* **Your task**: Set down, exactly as written, the lines from the top of the data to the line that holds "7.0, 6.1, 5.45];", and omit the pictures.

* **Source material**:
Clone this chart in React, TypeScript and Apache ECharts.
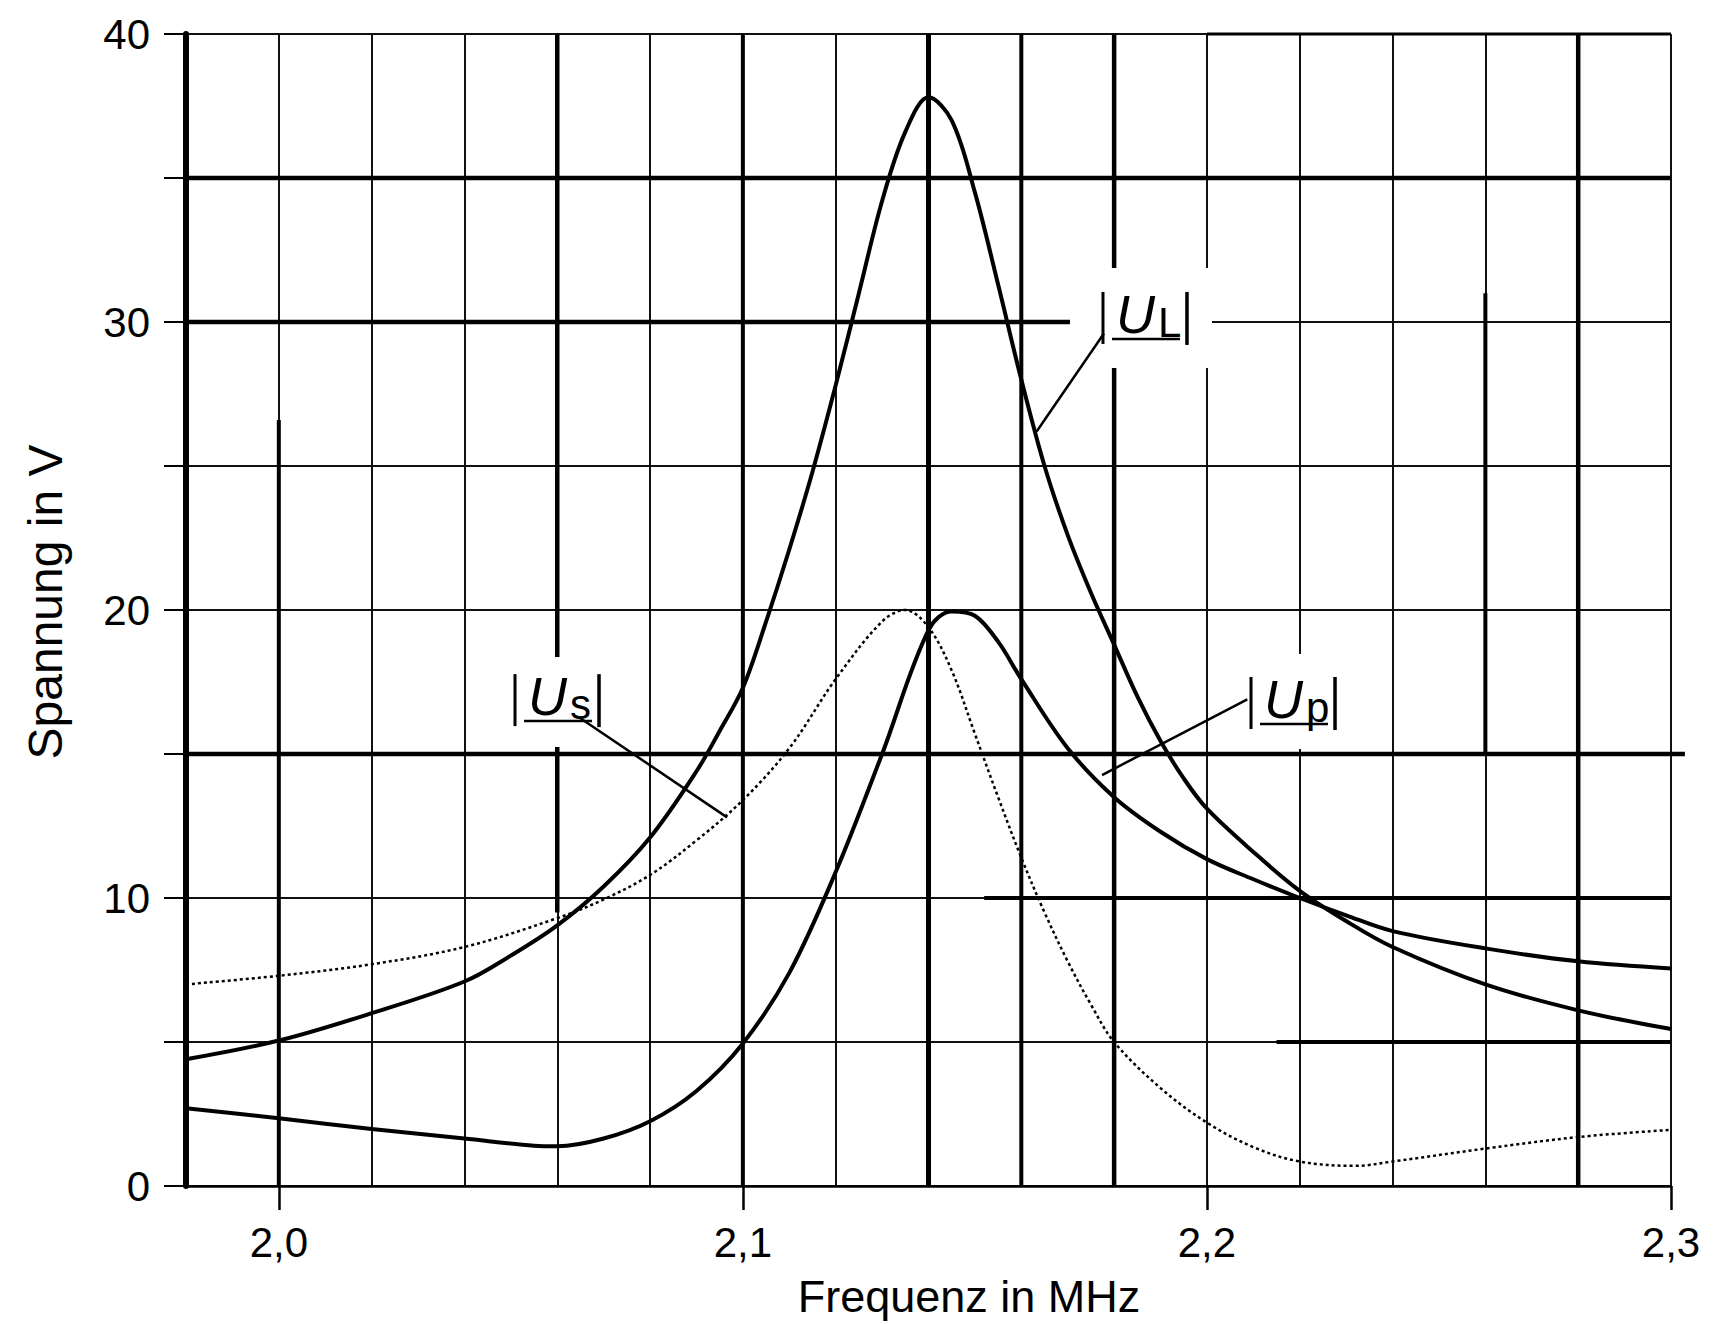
import React, { useEffect, useRef } from "react";
import * as echarts from "echarts";

// ---- data ----
const ulFreq = [1.98, 2.0, 2.02, 2.04, 2.05, 2.06, 2.07, 2.08, 2.09, 2.095, 2.1, 2.105, 2.11, 2.115, 2.12, 2.125, 2.13, 2.135, 2.14, 2.145, 2.15, 2.155, 2.16, 2.165, 2.17, 2.175, 2.18, 2.185, 2.19, 2.195, 2.2, 2.21, 2.22, 2.23, 2.24, 2.26, 2.28, 2.3];
const ulVolt = [4.4, 5.05, 6.0, 7.1, 8.0, 9.05, 10.4, 12.1, 14.4, 15.8, 17.3, 19.6, 22.1, 24.8, 27.8, 31.0, 34.2, 36.6, 37.8, 37.0, 34.5, 31.3, 28.0, 25.0, 22.6, 20.6, 18.8, 17.0, 15.45, 14.15, 13.1, 11.6, 10.25, 9.2, 8.3, 7.0, 6.1, 5.45];

const usFreq = [1.98, 2.0, 2.02, 2.04, 2.06, 2.07, 2.08, 2.09, 2.1, 2.11, 2.12, 2.13, 2.135, 2.14, 2.145, 2.15, 2.155, 2.16, 2.165, 2.17, 2.175, 2.18, 2.19, 2.2, 2.21, 2.22, 2.232, 2.24, 2.26, 2.28, 2.3];
const usVolt = [7.0, 7.3, 7.7, 8.3, 9.3, 9.95, 10.8, 12.0, 13.4, 15.2, 17.6, 19.6, 20.0, 19.4, 17.9, 15.7, 13.5, 11.4, 9.5, 7.8, 6.3, 5.0, 3.4, 2.2, 1.35, 0.85, 0.7, 0.85, 1.3, 1.7, 1.95];

const upFreq = [1.98, 2.0, 2.02, 2.04, 2.055, 2.06, 2.07, 2.08, 2.09, 2.1, 2.11, 2.12, 2.13, 2.14, 2.145, 2.15, 2.155, 2.16, 2.17, 2.18, 2.19, 2.2, 2.21, 2.22, 2.23, 2.24, 2.26, 2.28, 2.3];
const upVolt = [2.7, 2.35, 1.98, 1.65, 1.4, 1.38, 1.65, 2.25, 3.3, 4.95, 7.4, 10.9, 15.0, 19.3, 19.95, 19.8, 18.9, 17.6, 15.2, 13.5, 12.3, 11.35, 10.65, 10.0, 9.4, 8.85, 8.25, 7.8, 7.55];

const xMajorTicks = [2.0, 2.1, 2.2, 2.3];
const yLabelTicks = [0, 10, 20, 30, 40];

// curve labels: subscript, anchor (U letter left/baseline) and leader line ends, in data units
const labelSubs = ["L", "s", "p"];
const labelAnchors = [[2.1804, 29.62], [2.0537, 16.35], [2.2123, 16.25]];
const leaderStarts = [[2.1778, 29.6], [2.0649, 16.25], [2.2087, 16.9]];
const leaderEnds = [[2.1633, 26.2], [2.0966, 12.8], [2.1774, 14.27]];

// heavier grid strokes of the original drawing (data units)
const heavyVertical = [[2.0, 0, 26.6, 4], [2.06, 9.5, 40, 4.5], [2.1, 0, 40, 4], [2.14, 0, 40, 5], [2.16, 0, 40, 4], [2.18, 0, 40, 4.5], [2.26, 15, 31, 4], [2.28, 0, 40, 4.5]];
const heavyHorizontal = [[40, 2.2, 2.3, 3], [35, 1.98, 2.3, 4.5], [30, 1.98, 2.171, 4.5], [15, 1.98, 2.303, 4.5], [10, 2.152, 2.3, 4], [5, 2.215, 2.3, 4]];

const FONT = '"Liberation Sans", Arial, Helvetica, sans-serif';

function zip(a: number[], b: number[]) {
  return a.map((v, i) => [v, b[i]]);
}

export default function App() {
  const ref = useRef<HTMLDivElement>(null);

  useEffect(() => {
    document.body.style.margin = "0";
    const chart = echarts.init(ref.current!, null, { renderer: "svg" });
    const fmtX = (v: number) => v.toFixed(1).replace(".", ",");
    chart.setOption({
      animation: false,
      backgroundColor: "#ffffff",
      textStyle: { fontFamily: FONT },
      grid: { left: 186, right: 64, top: 34, bottom: 138, containLabel: false },
      xAxis: [
        {
          type: "value",
          min: 1.98,
          max: 2.3,
          interval: 0.02,
          z: 0,
          axisLine: { show: true, lineStyle: { color: "#000", width: 2.5 } },
          axisTick: { show: false },
          axisLabel: { show: false },
          splitLine: { show: true, lineStyle: { color: "#111", width: 2 } },
        },
        {
          type: "value",
          min: 1.98,
          max: 2.3,
          position: "bottom",
          z: 0,
          axisLine: { show: false },
          splitLine: { show: false },
          axisTick: { show: true, customValues: xMajorTicks, length: 24, lineStyle: { color: "#000", width: 2.5 } },
          axisLabel: {
            show: true,
            customValues: xMajorTicks,
            formatter: (v: number) => fmtX(v),
            margin: 35,
            fontSize: 42,
            color: "#000",
            fontFamily: FONT,
          },
        },
      ],
      yAxis: {
        type: "value",
        min: 0,
        max: 40,
        interval: 5,
        z: 0,
        axisLine: { show: true, lineStyle: { color: "#000", width: 6 } },
        axisTick: { show: true, length: 22, lineStyle: { color: "#000", width: 2 } },
        axisLabel: {
          formatter: (v: number) => (yLabelTicks.indexOf(v) >= 0 ? String(v) : ""),
          margin: 36,
          fontSize: 42,
          color: "#000",
          fontFamily: FONT,
        },
        splitLine: { show: true, lineStyle: { color: "#111", width: 2 } },
      },
      series: [
        {
          name: "|U_L|",
          type: "line",
          xAxisIndex: 0,
          data: zip(ulFreq, ulVolt),
          smooth: 0.35,
          symbol: "none",
          z: 3,
          lineStyle: { color: "#000", width: 4 },
        },
        {
          name: "|U_p|",
          type: "line",
          xAxisIndex: 0,
          data: zip(upFreq, upVolt),
          smooth: 0.35,
          symbol: "none",
          z: 3,
          lineStyle: { color: "#000", width: 4 },
        },
        {
          name: "|U_s|",
          type: "line",
          xAxisIndex: 0,
          data: zip(usFreq, usVolt),
          smooth: 0.35,
          symbol: "none",
          z: 3,
          lineStyle: { color: "#000", width: 2.5, type: [3, 3] },
        },
      ],
    });

    const px = (x: number, y: number) => chart.convertToPixel({ xAxisIndex: 0, yAxisIndex: 0 }, [x, y]) as number[];
    const els: any[] = [];

    heavyVertical.forEach(([x, y0, y1, w]) => {
      const a = px(x, y0);
      const b = px(x, y1);
      els.push({ type: "line", z: 1, silent: true, shape: { x1: a[0], y1: a[1], x2: b[0], y2: b[1] }, style: { stroke: "#000", lineWidth: w } });
    });
    heavyHorizontal.forEach(([y, x0, x1, w]) => {
      const a = px(x0, y);
      const b = px(x1, y);
      els.push({ type: "line", z: 1, silent: true, shape: { x1: a[0], y1: a[1], x2: b[0], y2: b[1] }, style: { stroke: "#000", lineWidth: w } });
    });

    const masks = [[-46, 96, -65, 35], [-23, 82, -58, 32], [-24, 81, -64, 31]];
    labelSubs.forEach((sub, i) => {
      const [ax, ay] = px(labelAnchors[i][0], labelAnchors[i][1]);
      const m = masks[i];
      els.push({ type: "rect", z: 2, silent: true, shape: { x: ax + m[0], y: ay + m[2], width: m[1] - m[0], height: m[3] - m[2] }, style: { fill: "#fff" } });
      els.push({ type: "line", z: 5, shape: { x1: ax - 13, y1: ay - 41, x2: ax - 13, y2: ay + 11 }, style: { stroke: "#000", lineWidth: 3 } });
      els.push({ type: "line", z: 5, shape: { x1: ax + 71, y1: ay - 41, x2: ax + 71, y2: ay + 12 }, style: { stroke: "#000", lineWidth: 3.5 } });
      els.push({ type: "line", z: 5, shape: { x1: ax - 4, y1: ay + 6, x2: ax + 64, y2: ay + 6 }, style: { stroke: "#000", lineWidth: 2.5 } });
      els.push({
        type: "text", z: 5, x: ax, y: ay - 0.3465 * 54,
        style: { text: "U", font: `italic 54px ${FONT}`, fill: "#000", align: "left", textAlign: "left", verticalAlign: "middle", textVerticalAlign: "middle" },
      });
      els.push({
        type: "text", z: 5, x: ax + 42, y: ay + 4 - 0.3465 * 42,
        style: { text: sub, font: `42px ${FONT}`, fill: "#000", align: "left", textAlign: "left", verticalAlign: "middle", textVerticalAlign: "middle" },
      });
      const s = px(leaderStarts[i][0], leaderStarts[i][1]);
      const e = px(leaderEnds[i][0], leaderEnds[i][1]);
      els.push({ type: "line", z: 5, shape: { x1: s[0], y1: s[1], x2: e[0], y2: e[1] }, style: { stroke: "#000", lineWidth: 2.5 } });
    });

    els.push({
      type: "text", z: 5, x: 969, y: 1312 - 0.3465 * 45,
      style: { text: "Frequenz in MHz", font: `45px ${FONT}`, fill: "#000", align: "center", textAlign: "center", verticalAlign: "middle", textVerticalAlign: "middle" },
    });
    els.push({
      type: "text", z: 5, x: 62 - 0.3465 * 48, y: 602, rotation: Math.PI / 2,
      style: { text: "Spannung in V", font: `48px ${FONT}`, fill: "#000", align: "center", textAlign: "center", verticalAlign: "middle", textVerticalAlign: "middle" },
    });

    chart.setOption({ graphic: els });
    return () => chart.dispose();
  }, []);

  return <div ref={ref} style={{ position: "absolute", left: 0, top: 0, width: 1735, height: 1324 }} />;
}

* **Task output**:
Clone this chart in React, TypeScript and Apache ECharts.
import React, { useEffect, useRef } from "react";
import * as echarts from "echarts";

// ---- data ----
const ulFreq = [1.98, 2.0, 2.02, 2.04, 2.05, 2.06, 2.07, 2.08, 2.09, 2.095, 2.1, 2.105, 2.11, 2.115, 2.12, 2.125, 2.13, 2.135, 2.14, 2.145, 2.15, 2.155, 2.16, 2.165, 2.17, 2.175, 2.18, 2.185, 2.19, 2.195, 2.2, 2.21, 2.22, 2.23, 2.24, 2.26, 2.28, 2.3];
const ulVolt = [4.4, 5.05, 6.0, 7.1, 8.0, 9.05, 10.4, 12.1, 14.4, 15.8, 17.3, 19.6, 22.1, 24.8, 27.8, 31.0, 34.2, 36.6, 37.8, 37.0, 34.5, 31.3, 28.0, 25.0, 22.6, 20.6, 18.8, 17.0, 15.45, 14.15, 13.1, 11.6, 10.25, 9.2, 8.3, 7.0, 6.1, 5.45];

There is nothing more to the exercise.